*** DATA

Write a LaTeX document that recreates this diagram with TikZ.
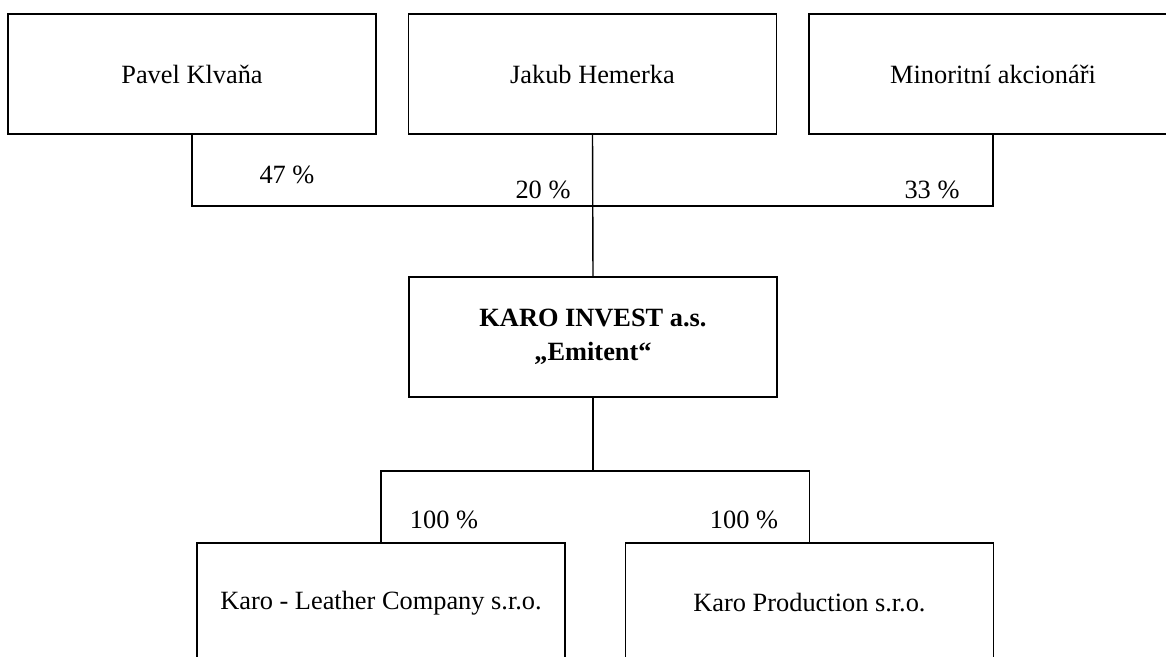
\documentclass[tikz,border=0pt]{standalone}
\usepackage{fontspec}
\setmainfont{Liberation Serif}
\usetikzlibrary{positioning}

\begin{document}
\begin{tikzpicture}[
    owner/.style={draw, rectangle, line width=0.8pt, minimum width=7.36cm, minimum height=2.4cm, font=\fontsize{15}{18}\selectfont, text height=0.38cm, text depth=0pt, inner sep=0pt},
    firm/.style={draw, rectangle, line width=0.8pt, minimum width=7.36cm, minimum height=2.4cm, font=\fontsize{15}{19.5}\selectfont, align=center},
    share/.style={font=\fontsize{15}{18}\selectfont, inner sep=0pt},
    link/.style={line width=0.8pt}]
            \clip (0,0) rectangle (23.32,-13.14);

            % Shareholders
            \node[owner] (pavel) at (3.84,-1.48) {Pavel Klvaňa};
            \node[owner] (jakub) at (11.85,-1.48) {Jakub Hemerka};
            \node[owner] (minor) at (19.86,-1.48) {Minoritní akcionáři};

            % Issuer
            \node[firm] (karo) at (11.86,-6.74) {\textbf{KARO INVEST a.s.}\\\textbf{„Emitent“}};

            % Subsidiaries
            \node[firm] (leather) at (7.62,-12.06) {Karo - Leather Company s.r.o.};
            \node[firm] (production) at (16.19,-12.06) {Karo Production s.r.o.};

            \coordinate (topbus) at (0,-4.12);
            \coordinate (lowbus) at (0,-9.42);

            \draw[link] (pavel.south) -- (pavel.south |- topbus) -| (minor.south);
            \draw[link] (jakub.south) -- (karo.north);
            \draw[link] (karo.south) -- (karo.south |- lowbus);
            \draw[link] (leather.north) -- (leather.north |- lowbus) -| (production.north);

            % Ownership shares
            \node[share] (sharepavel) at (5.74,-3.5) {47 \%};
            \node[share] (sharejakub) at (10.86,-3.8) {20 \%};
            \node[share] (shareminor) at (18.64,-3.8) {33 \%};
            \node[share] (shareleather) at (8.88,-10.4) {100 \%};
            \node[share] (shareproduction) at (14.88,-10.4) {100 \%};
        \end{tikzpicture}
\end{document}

******

> _SHORT TASK_:
Return the material line for line, from its beginning to the line that contains "(lowbus) at (0,-9.42);", with the pictures left out.

> _ANSWER BELOW_:
Write a LaTeX document that recreates this diagram with TikZ.
\documentclass[tikz,border=0pt]{standalone}
\usepackage{fontspec}
\setmainfont{Liberation Serif}
\usetikzlibrary{positioning}

\begin{document}
\begin{tikzpicture}[
    owner/.style={draw, rectangle, line width=0.8pt, minimum width=7.36cm, minimum height=2.4cm, font=\fontsize{15}{18}\selectfont, text height=0.38cm, text depth=0pt, inner sep=0pt},
    firm/.style={draw, rectangle, line width=0.8pt, minimum width=7.36cm, minimum height=2.4cm, font=\fontsize{15}{19.5}\selectfont, align=center},
    share/.style={font=\fontsize{15}{18}\selectfont, inner sep=0pt},
    link/.style={line width=0.8pt}]
            \clip (0,0) rectangle (23.32,-13.14);

            % Shareholders
            \node[owner] (pavel) at (3.84,-1.48) {Pavel Klvaňa};
            \node[owner] (jakub) at (11.85,-1.48) {Jakub Hemerka};
            \node[owner] (minor) at (19.86,-1.48) {Minoritní akcionáři};

            % Issuer
            \node[firm] (karo) at (11.86,-6.74) {\textbf{KARO INVEST a.s.}\\\textbf{„Emitent“}};

            % Subsidiaries
            \node[firm] (leather) at (7.62,-12.06) {Karo - Leather Company s.r.o.};
            \node[firm] (production) at (16.19,-12.06) {Karo Production s.r.o.};

            \coordinate (topbus) at (0,-4.12);
            \coordinate (lowbus) at (0,-9.42);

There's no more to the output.